MediaJustitia.com: Komisi Pemilihan Umum (KPU) mewajibkan Peserta Pemilu 2023 mengirimkan Laporan Pemberi Sumbangan Dana Kampanye (LPSDK). Hal ini dilakukan untuk menjunjung nilai transparansi Dana Kampanye.
Laporan dana kampanye Pemilu presiden dan wakil presiden terdiri dari tiga, yakni Laporan Awal Dana Kampanye (LADK), LPSDK dan Laporan Penerimaan dan Pengeluaran Dana Kampanye (LPPDK). Hal tersebut diatur dalam Pasal 22 PKPU Nomor 18 Tahun 2023.
Melansir dari detik.com Ketua Divisi Teknis KPU RI Idham Holik menyampaikan ketentuan dalam Pasal 22 Peraturan KPU Nomor 18 Tahun 2023 akan diberlakukan kepada para peserta pemilu 2024.
Informasi identitas pemberi dan jumlah sumbangan untuk keperluan dana kampanye peserta pemilu termuat dalam LPSDK. Pemberi sumbangan dana kampanye terdiri dari perseorangan, perusahaan atau badan usaha non pemerintah.
Sebelumnya, KPU berencana untuk menghapus LPSDK. Namun karena dianggap tidak ada transparansi apabila LPSDK dihapus, para pihak pun menentang rencana tersebut.

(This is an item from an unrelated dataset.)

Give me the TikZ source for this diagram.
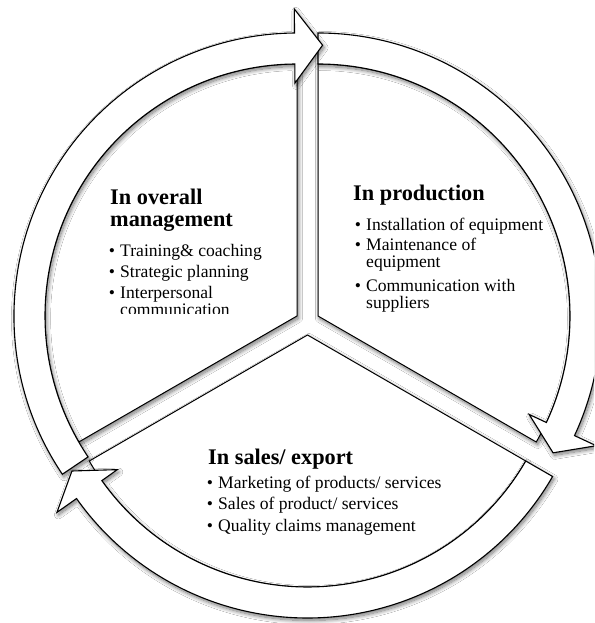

Idham mengatakan sebenarnya LPSDK bukan dihapuskan melainkan adanya perubahah pada format waktu yang menjadi harian. Apabila peserta pemilu menerima sumbangan, maka hari itu atau esok wajib diunggah ke dalam system informasi dalam kampanye (Sidakam).
Penghapusan LPSDK sebabkan kesulitan Bawaslu untuk melakukan pengawasan dana kampanye.
“Ya tentu pengawasan kita akan menjadi agak sulit,” kata Ketua Bawaslu, Rahmat Bagja.
Bagja mengatakan Bawaslu hanya dapat mengawasi pendanaan pemilu melalui Laporan Awal Dana Kampanye (LADK) dan Laporan Penerimaan dan Pengeluaran Dana Kampanye (LPPDK).
Bagja juga mengatakan penghapusan LPSDK akan menimbulkan masalah bagi Bawaslu.
“Ada masalah, iya. Masalah pasti iya. Tapi tentu yang kita inginkan lebih terbuka nih masalah pengawasan dana kampanye. Laporan awal dan akhir tentu akan kita bandingkan nanti. LPSDK itu kan di tengah-tengah dan kami harapkan instrumennya lebih terbuka dibanding 2019 lalu,” katanya.